As we further reflect, we also appreciate the developmental timing of mentoring. A new graduate student needs different mentoring than a new undergraduate student. A new staff member may want a mentor to help orient them regarding university operations, whereas a more seasoned staff member of 10 years may seek mentoring for leadership opportunities.

In Part IV of this concluding section of the handbook, we encourage practitioners, researchers, and university leaders to take a more holistic view of mentorship. This holistic view of mentoring means that mentees may have multiple mentors, friends, sponsors, allies, supervisors, employees, and others who provide developmental assistance at a given time.
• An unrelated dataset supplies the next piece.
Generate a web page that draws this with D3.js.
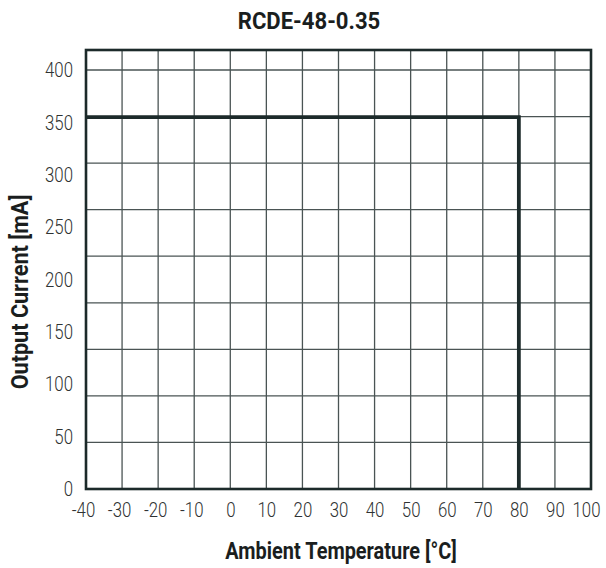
<!DOCTYPE html>
<html>
<head>
<meta charset="utf-8">
<script src="https://cdn.jsdelivr.net/npm/d3@7"></script>
<style>
  body { margin: 0; background: #fff; }
  .tick-label { font-family: Roboto, "Liberation Sans", sans-serif; font-weight: 300; font-size: 21px; fill: #2e3232; }
  .title { font-family: Roboto, "Liberation Sans", sans-serif; font-weight: bold; font-size: 24px; fill: #1a1e1e; }
</style>
</head>
<body>
<script>
// derating curve
const temperatures = [-40, 80, 80];
const currents = [355, 355, 0];

const xTicks = [-40, -30, -20, -10, 0, 10, 20, 30, 40, 50, 60, 70, 80, 90, 100];
const yTicks = [0, 50, 100, 150, 200, 250, 300, 350, 400];
const yGridSteps = 9;

const width = 606, height = 568;
const plotLeft = 86, plotRight = 591, plotTop = 50, plotBottom = 489;

const svg = d3.select("body").append("svg")
  .attr("width", width)
  .attr("height", height);

const x = d3.scaleLinear().domain([-40, 100]).range([plotLeft, plotRight]);
const y = d3.scaleLinear().domain([0, 400]).range([plotBottom, 70]);

// squeeze text horizontally, the original uses a condensed face
function condense(sel, factor) {
  sel.each(function() {
    const w = this.getComputedTextLength();
    d3.select(this)
      .attr("textLength", w * factor)
      .attr("lengthAdjust", "spacingAndGlyphs");
  });
}

// grid
const grid = svg.append("g");
grid.selectAll("line.v")
  .data(xTicks.slice(1, -1))
  .enter().append("line")
  .attr("x1", d => x(d)).attr("x2", d => x(d))
  .attr("y1", plotTop).attr("y2", plotBottom)
  .attr("stroke", "#4a5454").attr("stroke-width", 1.3);

grid.selectAll("line.h")
  .data(d3.range(1, yGridSteps + 1).map(i => i * 400 / yGridSteps))
  .enter().append("line")
  .attr("x1", plotLeft).attr("x2", plotRight)
  .attr("y1", d => y(d)).attr("y2", d => y(d))
  .attr("stroke", "#4a5454").attr("stroke-width", 1.3);

// frame
svg.append("rect")
  .attr("x", plotLeft).attr("y", plotTop)
  .attr("width", plotRight - plotLeft).attr("height", plotBottom - plotTop)
  .attr("fill", "none")
  .attr("stroke", "#1c2a2a")
  .attr("stroke-width", 2.6);

// curve
const line = d3.line()
  .x((d, i) => x(temperatures[i]))
  .y((d, i) => y(currents[i]));

svg.append("path")
  .attr("d", line(temperatures))
  .attr("fill", "none")
  .attr("stroke", "#1c2a2a")
  .attr("stroke-width", 3.8);

// axes (labels only)
const xAxis = d3.axisBottom(x).tickValues(xTicks).tickSize(0).tickPadding(13)
  .tickFormat(d => String(d));
const gx = svg.append("g").attr("transform", "translate(0," + plotBottom + ")").call(xAxis);
gx.select(".domain").remove();
gx.selectAll("text")
  .attr("class", "tick-label").attr("fill", null)
  .attr("dx", d => d < 0 ? -3 : (d === 100 ? -5 : 0))
  .call(condense, 0.8);

const yAxis = d3.axisLeft(y).tickValues(yTicks).tickSize(0).tickPadding(13)
  .tickFormat(d => String(d));
const gy = svg.append("g").attr("transform", "translate(" + plotLeft + ",0)").call(yAxis);
gy.select(".domain").remove();
gy.selectAll("text")
  .attr("class", "tick-label").attr("fill", null)
  .call(condense, 0.8);

// titles
svg.append("text")
  .attr("class", "title")
  .attr("x", 309).attr("y", 29)
  .attr("text-anchor", "middle")
  .text("RCDE-48-0.35")
  .call(condense, 0.92);

svg.append("text")
  .attr("class", "title")
  .attr("x", 341).attr("y", 559)
  .attr("text-anchor", "middle")
  .text("Ambient Temperature [°C]")
  .call(condense, 0.83);

svg.append("text")
  .attr("class", "title")
  .attr("transform", "translate(28,292) rotate(-90)")
  .attr("text-anchor", "middle")
  .text("Output Current [mA]")
  .call(condense, 0.9);
</script>
</body>
</html>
To encourage those in academia to consider these developmentally appropriate multiple models, we conclude with Chanland’s Chapter 27 and the corresponding case study by Paquette, Murphy, and Duffy in Chapter 28. In Chapter 27, Chanland draws upon evidence-based and theoretical literature on networks and formal programs to discuss four networked mentoring approaches. These four approaches require varying degrees of university resources. Next, Chanland explores the program characteristics of these networked approaches that predict positive program and relationship outcomes. When considering these networked approaches, the design components of the program must align with participant learning outcomes.

The case study for Chapter 28, authored by Paquette, Murphy, and Duffy, highlights three mentoring programs at Babson College’s Center for Women’s Entrepreneurial Leadership Mentoring Programs. The authors detail evidence-based effective practices in delivering these developmentally appropriate programs to match the mentees’ needs. Developers in these three programs include upper-class undergraduate students, early-career professionals, and seasoned professionals. In each program, students are encouraged to develop a network of relationships to support their journey at Babson College.